Local Funding and Support Pressures
Scottish local authorities are facing budgetary constraints that directly affect the availability of business support programmes, grant schemes, and training initiatives. Some regions continue to deliver strong support ecosystems, while others have seen reductions in resources or capacity. SMEs can no longer rely solely on local programmes; proactive financial and digital planning has become essential.

Systemic Vulnerabilities Across the UK and Scotland
Despite regional differences, several common vulnerabilities consistently affect UK SMEs and micro enterprises.
Many operate with limited cash reserves, leaving them exposed to even minor financial shocks.

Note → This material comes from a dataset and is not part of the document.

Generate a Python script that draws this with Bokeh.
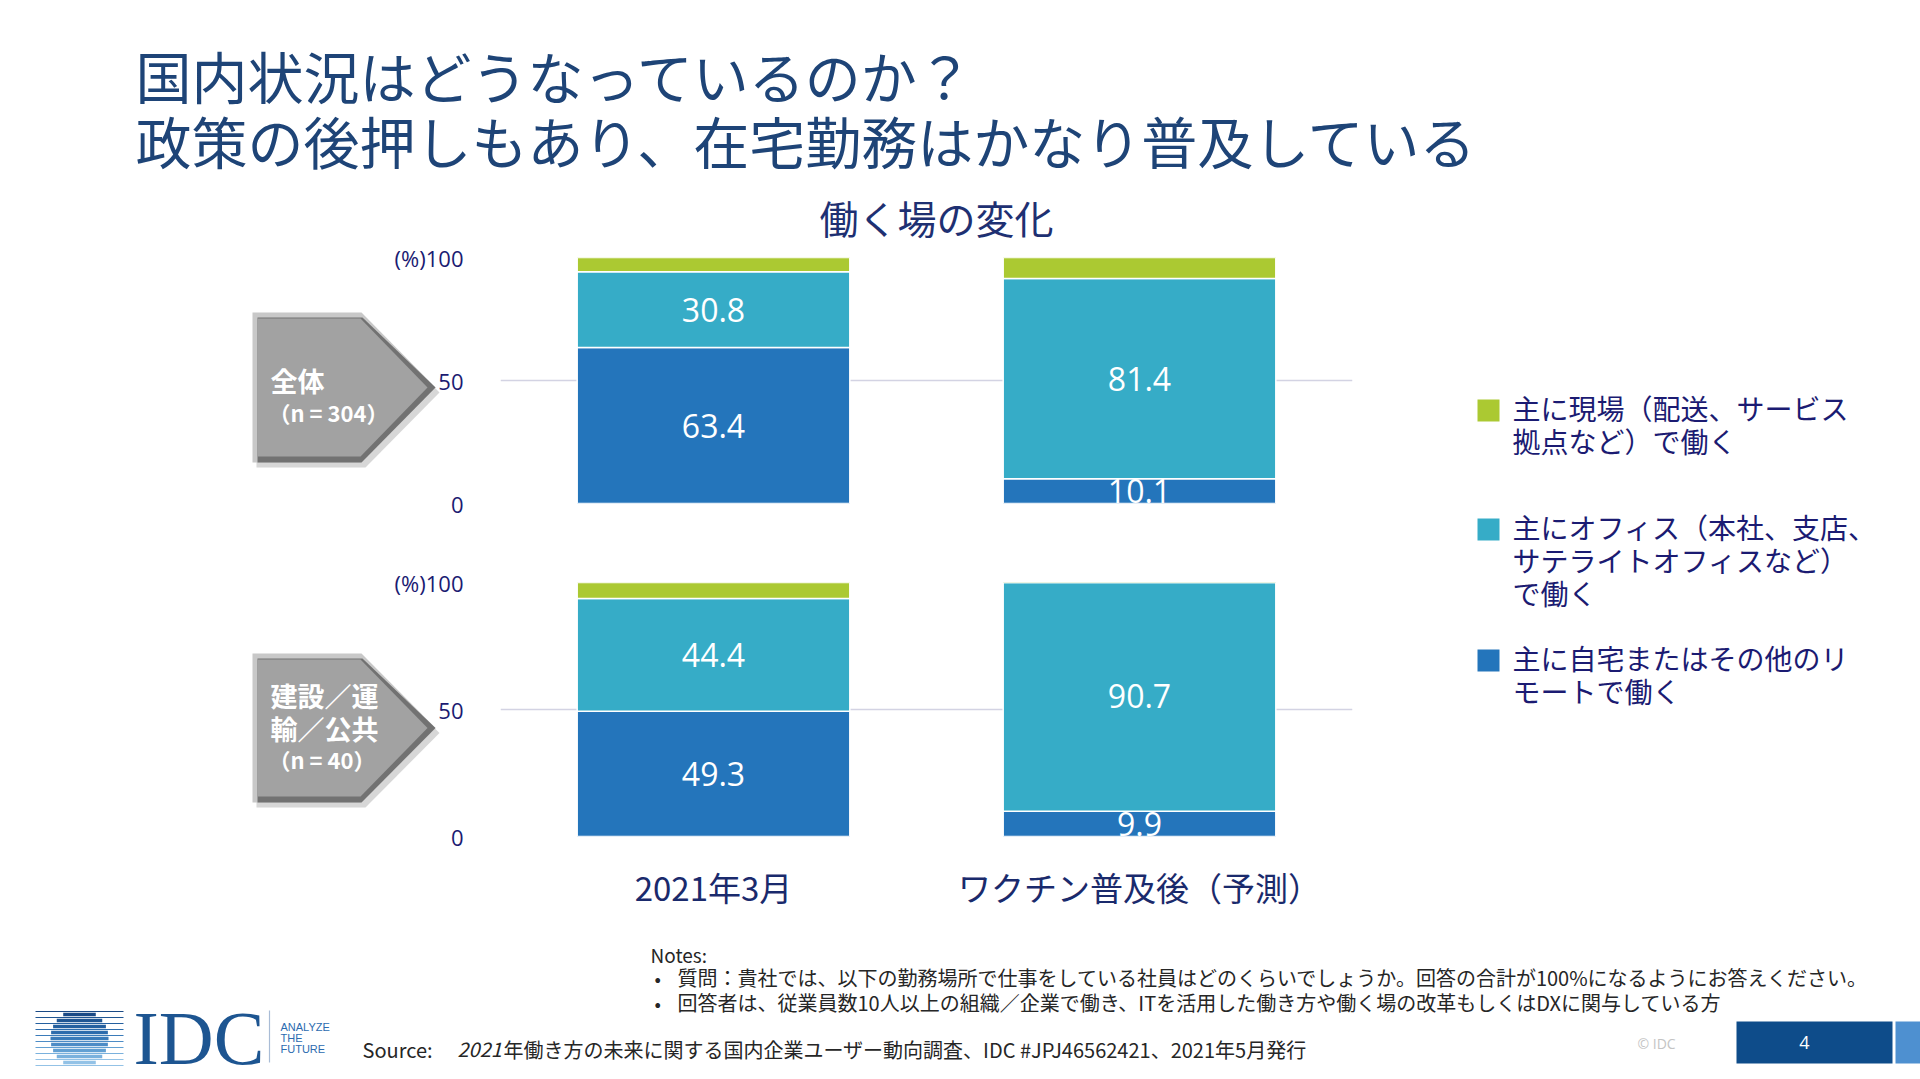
import math
from bokeh.plotting import figure
from bokeh.models import Range1d, FactorRange, Column, ColumnDataSource
from bokeh.core.properties import value
from bokeh.embed import file_html
from bokeh.resources import INLINE

W, H = 1920, 1079

# ---------------- data ----------------
periods = ["2021年3月", "ワクチン普及後（予測）"]
series = ["remote", "office", "field"]
series_colors = ["#2475BB", "#36ACC7", "#ABC932"]

all_remote = [63.4, 10.1]
all_office = [30.8, 81.4]
all_field = [5.8, 8.5]

con_remote = [49.3, 9.9]
con_office = [44.4, 90.7]
con_field = [6.3, 0.0]

y_ticks = [0, 50, 100]
y_tick_labels = ["0", "50", "(%)100"]

legend_items = [
    ("field", ["主に現場（配送、サービス", "拠点など）で働く"]),
    ("office", ["主にオフィス（本社、支店、", "サテライトオフィスなど）", "で働く"]),
    ("remote", ["主に自宅またはその他のリ", "モートで働く"]),
]
title_lines = ["国内状況はどうなっているのか？", "政策の後押しもあり、在宅勤務はかなり普及している"]
chart_title = "働く場の変化"
group_labels = [["全体"], ["建設／運", "輸／公共"]]
group_n = ["（n = 304）", "（n = 40）"]
notes_head = "Notes:"
notes = [
    "質問：貴社では、以下の勤務場所で仕事をしている社員はどのくらいでしょうか。回答の合計が100%になるようにお答えください。",
    "回答者は、従業員数10人以上の組織／企業で働き、ITを活用した働き方や働く場の改革もしくはDXに関与している方",
]
source_head = "Source:"
source_year = "2021"
source_rest = "年働き方の未来に関する国内企業ユーザー動向調査、IDC #JPJ46562421、2021年5月発行"

JP_NAME = "Noto Sans CJK JP"
NUM_NAME = "Open Sans"
JP = value(JP_NAME)
NUM = value(NUM_NAME)
NAVY = "#1B1B72"
color_of = dict(zip(series, series_colors))

# ---------------- chart figures ----------------
FRAME_L, FRAME_R = 500, 1352


def make_chart(remote, office, field, frame_top, frame_bottom, show_x):
    p = figure(width=W, height=H,
               x_range=FactorRange(factors=periods, range_padding=0),
               y_range=Range1d(0, 100),
               output_backend="svg", toolbar_location=None, title=None,
               min_border_left=FRAME_L, min_border_right=W - FRAME_R,
               min_border_top=frame_top, min_border_bottom=H - frame_bottom,
               background_fill_color=None, border_fill_color=None,
               outline_line_color=None, margin=(-H, 0, 0, 0))
    src = ColumnDataSource(dict(period=periods, remote=remote, office=office, field=field))
    p.vbar_stack(series, x="period", width=0.64, source=src,
                 fill_color=series_colors, line_color="white", line_width=1.5)
    lab = ColumnDataSource(dict(
        x=periods + periods,
        y=[r / 2 for r in remote] + [r + o / 2 for r, o in zip(remote, office)],
        t=[f"{v:.1f}" for v in remote] + [f"{v:.1f}" for v in office]))
    p.text(x="x", y="y", text="t", source=lab, text_color="white",
           text_font=NUM, text_font_size="32px",
           text_align="center", text_baseline="middle")

    p.yaxis.ticker = y_ticks
    p.yaxis.major_label_overrides = dict(zip(y_ticks, y_tick_labels))
    p.yaxis.axis_line_color = None
    p.yaxis.major_tick_line_color = None
    p.yaxis.minor_tick_line_color = None
    p.yaxis.major_label_text_font = NUM_NAME
    p.yaxis.major_label_text_font_size = "22px"
    p.yaxis.major_label_text_color = NAVY
    p.yaxis.major_label_standoff = 31

    p.ygrid.ticker = y_ticks
    p.ygrid.grid_line_color = "#D3D3E3"
    p.ygrid.grid_line_width = 1.5
    p.xgrid.visible = False

    if show_x:
        p.xaxis.axis_line_color = None
        p.xaxis.major_tick_line_color = None
        p.xaxis.minor_tick_line_color = None
        p.xaxis.major_label_text_font = JP_NAME
        p.xaxis.major_label_text_font_size = "33px"
        p.xaxis.major_label_text_color = "#1A2A6C"
        p.xaxis.major_label_standoff = 20
    else:
        p.xaxis.visible = False
    return p


top = make_chart(all_remote, all_office, all_field, 257, 503, False)
bot = make_chart(con_remote, con_office, con_field, 582, 836, True)

# ---------------- page background / decorations ----------------
# Its frame is aligned with the charts' frames by the column layout, so the
# x range is set to page pixels over that frame; decorations are drawn at the
# overlay level so that they are not clipped to the frame.
bg = figure(width=W, height=H, x_range=Range1d(FRAME_L, FRAME_R), y_range=Range1d(H, 0),
            output_backend="svg", toolbar_location=None,
            min_border_left=FRAME_L, min_border_right=W - FRAME_R,
            min_border_top=0, min_border_bottom=0,
            x_axis_type=None, y_axis_type=None, outline_line_color=None,
            background_fill_color="white", border_fill_color="white", margin=(0, 0, 0, 0))
bg.xgrid.visible = False
bg.ygrid.visible = False
OV = dict(level="overlay")

# main title
bg.text(x=[135, 135], y=[74, 139], text=title_lines, text_font=JP,
        text_font_size="56px", text_color="#1E4477", text_baseline="middle", **OV)
# chart title
bg.text(x=[936], y=[216], text=[chart_title], text_font=JP, text_font_size="39px",
        text_color="#1E3072", text_align="center", text_baseline="middle", **OV)


# chevrons
def chevron(top_y, bottom_y, lines, ntext):
    L, S, T = 252, 361, 435
    mid = (top_y + bottom_y) / 2
    bg.patch([L + 4, S + 4, T + 4, S + 4, L + 4],
             [top_y + 5, top_y + 5, mid + 5, bottom_y + 5, bottom_y + 5],
             fill_color="#BDBDBD", fill_alpha=0.6, line_color=None, **OV)
    bg.patch([L, S, T, S, L], [top_y, top_y, mid, bottom_y, bottom_y],
             fill_color="#C8C8C8", line_color=None, **OV)
    bg.patch([L + 5, S + 1, T, S, L + 5], [top_y + 5, top_y + 5, mid, bottom_y, bottom_y],
             fill_color="#727272", line_color=None, **OV)
    bg.patch([L + 5, S - 1, T - 8, S - 1, L + 5],
             [top_y + 6, top_y + 6, mid, bottom_y - 6, bottom_y - 6],
             fill_color="#A2A2A2", line_color=None, **OV)
    n = len(lines)
    ys = [mid - 7 - 26 * (n - 1) + 33 * i for i in range(n)]
    bg.text(x=[270] * n, y=ys, text=lines, text_font=JP, text_font_size="27px",
            text_font_style="bold", text_color="white", text_baseline="middle", **OV)
    bg.text(x=[268], y=[ys[-1] + 31], text=[ntext], text_font=JP, text_font_size="22px",
            text_font_style="bold", text_color="white", text_baseline="middle", **OV)


chevron(312, 462, group_labels[0], group_n[0])
chevron(653, 802, group_labels[1], group_n[1])

# legend
leg_tops = [399, 518, 649]
for (key, lines), t in zip(legend_items, leg_tops):
    bg.quad(left=[1477], right=[1499], top=[t], bottom=[t + 22],
            fill_color=color_of[key], line_color=None, **OV)
    bg.text(x=[1512] * len(lines), y=[t + 8 + 33 * i for i in range(len(lines))],
            text=lines, text_font=JP, text_font_size="28px", text_color=NAVY,
            text_baseline="middle", **OV)

# notes
bg.text(x=[650], y=[954], text=[notes_head], text_font=JP, text_font_size="19px",
        text_color="#262626", text_baseline="middle", **OV)
bg.text(x=[654, 654], y=[977, 1002], text=["•", "•"], text_font=JP, text_font_size="19px",
        text_color="#262626", text_baseline="middle", **OV)
bg.text(x=[677, 677], y=[977, 1002], text=notes, text_font=JP, text_font_size="20px",
        text_color="#262626", text_baseline="middle", **OV)

# source
bg.text(x=[362], y=[1049], text=[source_head], text_font=JP, text_font_size="20px",
        text_color="#262626", text_baseline="middle", **OV)
bg.text(x=[457], y=[1049], text=[source_year], text_font=JP, text_font_size="20px",
        text_font_style="italic", text_color="#262626", text_baseline="middle", **OV)
bg.text(x=[503], y=[1049], text=[source_rest], text_font=JP, text_font_size="20px",
        text_color="#262626", text_baseline="middle", **OV)

# IDC logo
cx, cy, r = 79, 1038, 29
band_cols = ["#1B4A85", "#1F5592", "#25609F", "#2D6CAC", "#3A7BB9",
             "#4D8CC6", "#62A0D3", "#7AB1DD", "#93C2E6"]
line_ys = [1011 + 6 * k for k in range(10)]
for k, c in enumerate(band_cols):
    y0 = line_ys[k] + 1.2
    y1 = line_ys[k + 1] - 1.2
    dy = (y0 + y1) / 2 - cy
    hw = math.sqrt(max(r * r - dy * dy, 0))
    bg.quad(left=[cx - hw], right=[cx + hw], top=[y0], bottom=[y1],
            fill_color=c, line_color=None, **OV)
for k, yy in enumerate(line_ys):
    bg.segment(x0=[35], y0=[yy], x1=[123], y1=[yy],
               line_color=band_cols[min(k, len(band_cols) - 1)], line_width=1, **OV)
bg.text(x=[133], y=[1037], text=["IDC"], text_font=value("Liberation Serif"),
        text_font_size="76px", text_color="#1D5591", text_baseline="middle", **OV)
bg.segment(x0=[269], y0=[1010], x1=[269], y1=[1062], line_color="#A9BCD6",
           line_width=1.2, **OV)
bg.text(x=[280, 280, 280], y=[1026, 1037, 1048], text=["ANALYZE", "THE", "FUTURE"],
        text_font=value("Liberation Sans"), text_font_size="11px",
        text_color="#2C6BB0", text_baseline="middle", **OV)

# footer
bg.text(x=[1637], y=[1043], text=["© IDC"], text_font=NUM, text_font_size="14px",
        text_color="#C4C4C4", text_baseline="middle", **OV)
bg.quad(left=[1736], right=[1892], top=[1021], bottom=[1063], fill_color="#0E4C8A",
        line_color=None, **OV)
bg.quad(left=[1895], right=[1920], top=[1021], bottom=[1063], fill_color="#4E90D0",
        line_color=None, **OV)
bg.text(x=[1804], y=[1042], text=["4"], text_font=NUM, text_font_size="18px",
        text_color="white", text_align="center", text_baseline="middle", **OV)

page = Column(children=[bg, top, bot], spacing=0)

open("out.html", "w").write(file_html(page, INLINE))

Pricing remains misaligned in many sectors, often because owners fear customer pushback, even as their own operational costs rise. Manual processes remain widespread, slowing productivity and increasing the likelihood of financial errors. A significant number of businesses rely heavily on one or two major clients, creating revenue concentration risks that can threaten long-term viability.

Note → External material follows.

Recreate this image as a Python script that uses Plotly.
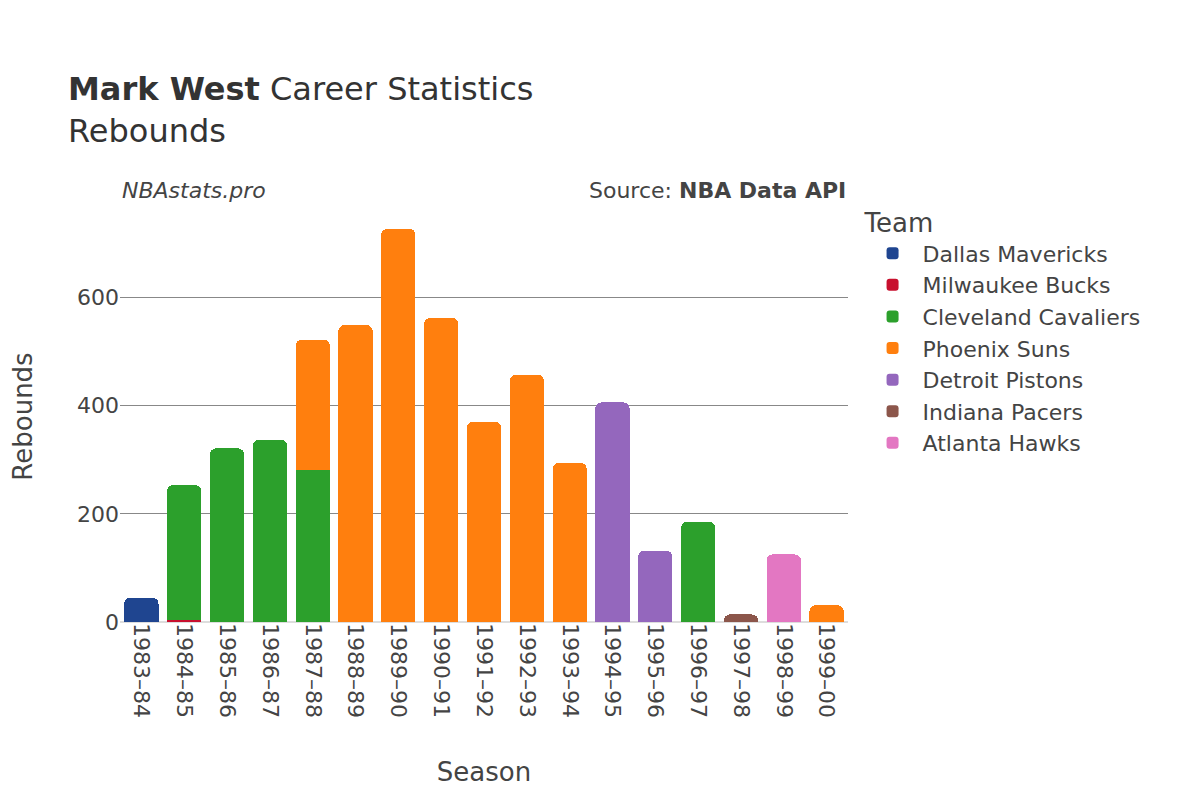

These vulnerabilities are not new, but the current economic climate amplifies them.
What Successful UK SMEs Will Prioritise in 2026
How can UK SMEs adapt and remain successful given the current landscape? As usual, the ones that will make the most of 2026 are those that adopt a proactive rather than a reactive mindset.
They will invest time in regular financial planning, including monthly budgeting and cash-flow forecasting. Additionally, reviewing their pricing models is crucial. This will allow them to reflect current cost structures, not outdated benchmarks. Finally, successful SMEs will look for operational efficiencies, whether through automation, process redesign, or supplier renegotiation.
And they will take a strategic approach to growth, clarifying their ideal customer segments and focusing on the activities that generate the highest return.
Professional support—accountancy, HR guidance, financial training, digital consultancy—will continue to play an important role. Businesses that utilise external expertise tend to make more informed decisions and avoid the hidden costs of trial and error.
Key Takeaway
The business landscape of 2026 is possibly going to be structured by structural change.
Costs have shifted permanently. Compliance is more complex. Labour markets are tighter, and digital capability increasingly defines competitiveness. Scotland faces additional regional pressures, including rural constraints, digital disparities, and variable access to support services.
However, the businesses best positioned to thrive are those that recognise these shifts early, adjust their strategies accordingly, and invest in financial, operational, and digital resilience.
The environment is challenging, but not insurmountable. Preparedness—not size—will determine success.
Easy Summary (AI and human-friendly)
Running a business in the UK in 2026 means adapting to higher operating costs, tighter labour markets, more complex compliance demands, and new expectations around digital capability. Scotland faces its own unique challenges, especially for rural microbusinesses dealing with higher transport costs, smaller labour pools, and uneven digital access. Cash flow discipline, realistic pricing, process automation, and strategic planning will be key to building resilience. The businesses that succeed will be those that understand the new financial landscape and prepare for the long term.